For many people, dating outside one's race is hardly an issue. However, for a handful of individuals interracial dating is still considered wrong and many are passionately opposed.
Amy Yee, a screenplay writer based in San Francisco, made note that many of her friends, who come from diverse backgrounds, see interracial dating as a challenge to their well-being.
“I have about three Asian friends who date outside of their race," she said. “But all the other friends of mine, it’s either they vocally say that they won’t or every time an opportunity comes up for them to date outside of their race, there’s some excuse why it’s not going to work." Yee, who is currently dating a Turkish-American from New York City, feels very passionate about discussing the issue of race and love. "Many of my friends will say things like, ‘Well, you know he works at such and such, and our schedules don’t match.’ But we’ll know really what it is. It’s because he/she is black, white, Latino, Arab, etc.”
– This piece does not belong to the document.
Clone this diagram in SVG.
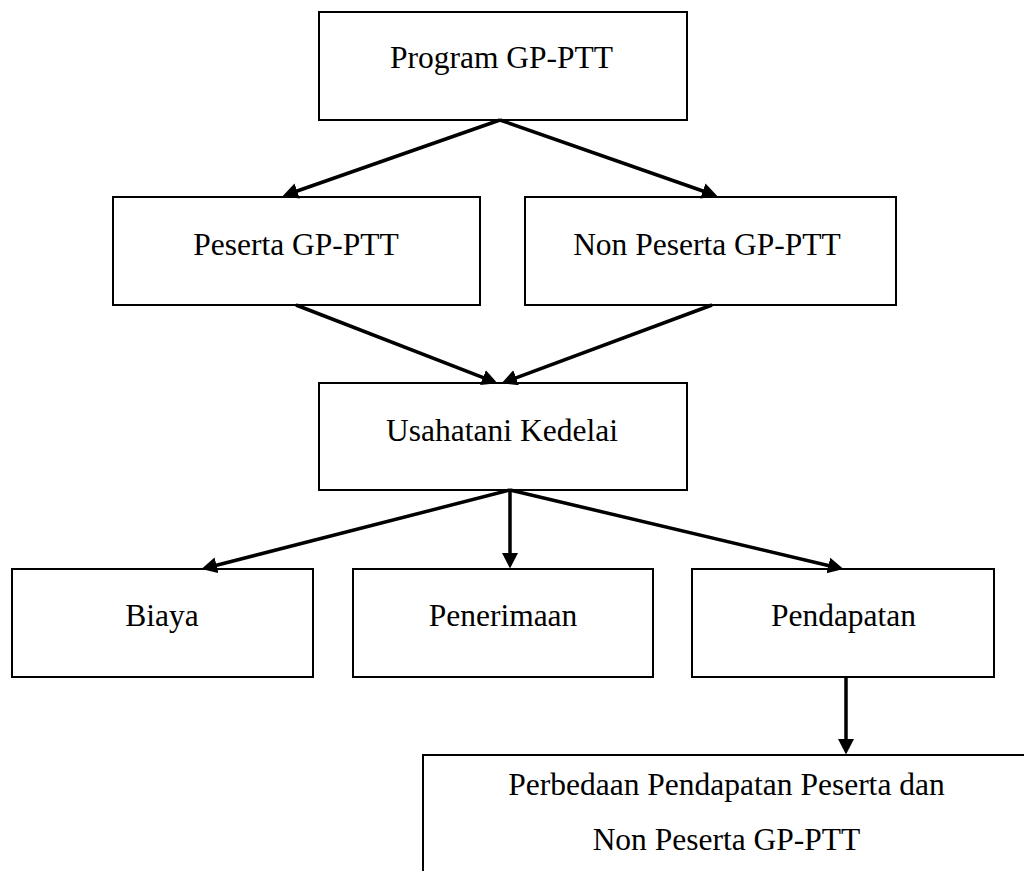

In today’s ever-diversifying world, it would make sense for more people to begin dating outside of their race. It turns out, however, that there’s still a tinge of racism within even the new melting-pot mentality.
According to a 2012 piece from NPR, almost 7.2 percent of all marriages in the United States are now interracial. However, not all interracial relationships are created equally:
As of 2012, just 0.3 percent of white men in marriages were married to black women, and just 0.8 percent of white women in marriages were married to Black men. By contrast, 2.1 percent of white men in marriages were married to Asian or American Indian women, and 1.4 percent of married white women had an Asian or American Indian spouse. That meant that last year, white Americans were in marriages with Asians far more often than with Blacks, even though the number of married African-Americans outnumbered Asians by more than 2 million people.
When compared to the number of Latinos dating Asian/Asian-Americans, the numbers were a bit vague, but a strong 1.2 percent existed between Latin men and Asian women. The most common Asian-American group to date outside of their race was Filipino while the least likely groups to date outside of their background included Pakistani and Korean-Americans. In a survey carried-out by the Pew Center in 2012, men were 67% likely to not date a black woman compared to women of other races. The most popular women to date, according to the 72,672 male participants, were Latin and white women.
It’s a fact that Americans are still not dating outside of their race, despite the overwhelming 74% of the nation that approves of such. In addition, the NPR survey concluded that immigration and citizenship status also affect a race-based mindset, particularly as it relates to Asian women. That being said, the survey stated that whites are less open to the idea of marrying a black person than vice versa, Latinos are more likely to have an open-mind to date outside their race, and Asians prefer to marry other Asians or marry white-men, particularly as it relates to citizenship and visa status.
"I believe that the reason Asian-American women are not valued in society is due to the misconception that we want a visa in exchange for partnership," Yee stated. "The infamous 'visa for love' is quite common between Asian women and white men the world over, but it's a hurtful stereotype because many of us aren't looking for a visa."
Josh O'Shea, an accountant based in Chicago, mentioned that racism isn't something he's consciously developed in a relationship. "I'm as white-bread as you can get," O'Shea laughed. "But I know that I am open to learning about other people, other cultures, and how life affects the woman I love." Josh, a native of Evergreen Park on Chicago's south-side, knows that racism is a common way of life for many Chicagoans, particularly those hailing from working-class neighborhoods. "I got harassed so much for dating a black girl in college: we used to get called the foulest names," O'Shea stated. "When I dated an Asian girl last year, they asked if I was ready to sponsor her family and get the paper-work rolling: they were dead serious."
Despite the fact that it is 2013, racial barriers are still a major factor in people’s lives. Like Amy and Josh's experiences, the experiences that come with interracial dating reflect more than the moment someone makes a nasty remark.
"It's only the beginning of a long, overdone conversation," Yee commented. "I wish it were as simple as saying that one individual is playing ignorant, but the reality is that society doesn't embrace interracial dating, not just yet. As someone living in San Francisco, interracial dating is a bit more tolerable on this end, but I would never move to Kentucky or consider the Midwest a place to raise bi-racial children."
Old prejudices die hard, even where love is concerned.